start DATASET CONTENT

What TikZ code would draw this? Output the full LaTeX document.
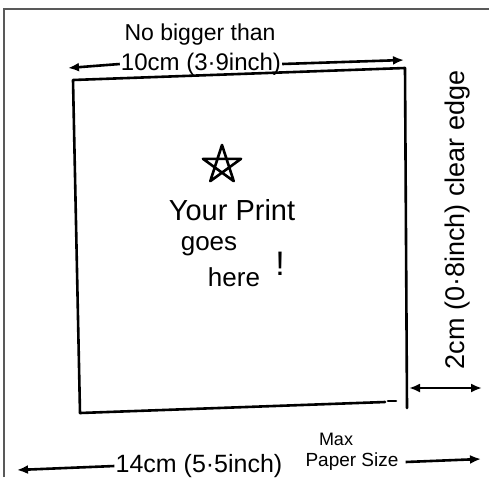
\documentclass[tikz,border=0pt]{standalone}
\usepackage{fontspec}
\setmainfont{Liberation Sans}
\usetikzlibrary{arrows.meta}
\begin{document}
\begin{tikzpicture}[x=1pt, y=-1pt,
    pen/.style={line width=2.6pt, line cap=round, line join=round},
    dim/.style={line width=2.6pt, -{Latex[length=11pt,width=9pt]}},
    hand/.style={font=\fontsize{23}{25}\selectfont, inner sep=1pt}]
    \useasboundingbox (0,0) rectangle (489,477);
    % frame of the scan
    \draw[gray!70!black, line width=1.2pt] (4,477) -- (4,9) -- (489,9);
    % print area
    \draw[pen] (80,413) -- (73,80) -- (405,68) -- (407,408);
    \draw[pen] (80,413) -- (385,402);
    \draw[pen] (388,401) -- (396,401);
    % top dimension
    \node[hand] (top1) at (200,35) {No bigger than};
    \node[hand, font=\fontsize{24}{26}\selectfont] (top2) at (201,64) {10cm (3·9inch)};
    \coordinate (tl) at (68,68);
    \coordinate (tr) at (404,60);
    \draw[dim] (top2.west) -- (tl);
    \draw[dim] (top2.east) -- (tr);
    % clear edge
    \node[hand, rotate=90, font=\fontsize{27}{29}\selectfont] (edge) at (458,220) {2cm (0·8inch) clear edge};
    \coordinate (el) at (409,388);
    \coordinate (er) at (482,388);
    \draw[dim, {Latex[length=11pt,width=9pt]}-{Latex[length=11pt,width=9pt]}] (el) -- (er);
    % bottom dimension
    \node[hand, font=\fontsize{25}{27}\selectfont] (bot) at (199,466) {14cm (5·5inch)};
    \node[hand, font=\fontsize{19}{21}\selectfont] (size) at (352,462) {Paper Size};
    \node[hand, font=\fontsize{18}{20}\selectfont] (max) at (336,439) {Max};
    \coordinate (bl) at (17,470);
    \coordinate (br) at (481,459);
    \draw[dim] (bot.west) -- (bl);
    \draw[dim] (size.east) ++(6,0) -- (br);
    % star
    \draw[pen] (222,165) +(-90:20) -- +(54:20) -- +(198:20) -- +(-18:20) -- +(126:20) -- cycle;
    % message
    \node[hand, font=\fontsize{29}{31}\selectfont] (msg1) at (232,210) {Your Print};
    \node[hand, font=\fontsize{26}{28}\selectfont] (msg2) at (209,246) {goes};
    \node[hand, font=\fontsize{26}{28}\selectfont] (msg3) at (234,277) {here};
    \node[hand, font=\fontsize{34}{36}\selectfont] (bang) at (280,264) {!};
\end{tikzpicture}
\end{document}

end DATASET CONTENT

**WHAT IS BEING ASKED**
Each line with the string "draw" in it needs to be found and copied.

**FULL RESPONSE**
What TikZ code would draw this? Output the full LaTeX document.
    \draw[gray!70!black, line width=1.2pt] (4,477) -- (4,9) -- (489,9);
    \draw[pen] (80,413) -- (73,80) -- (405,68) -- (407,408);
    \draw[pen] (80,413) -- (385,402);
    \draw[pen] (388,401) -- (396,401);
    \draw[dim] (top2.west) -- (tl);
    \draw[dim] (top2.east) -- (tr);
    \draw[dim, {Latex[length=11pt,width=9pt]}-{Latex[length=11pt,width=9pt]}] (el) -- (er);
    \draw[dim] (bot.west) -- (bl);
    \draw[dim] (size.east) ++(6,0) -- (br);
    \draw[pen] (222,165) +(-90:20) -- +(54:20) -- +(198:20) -- +(-18:20) -- +(126:20) -- cycle;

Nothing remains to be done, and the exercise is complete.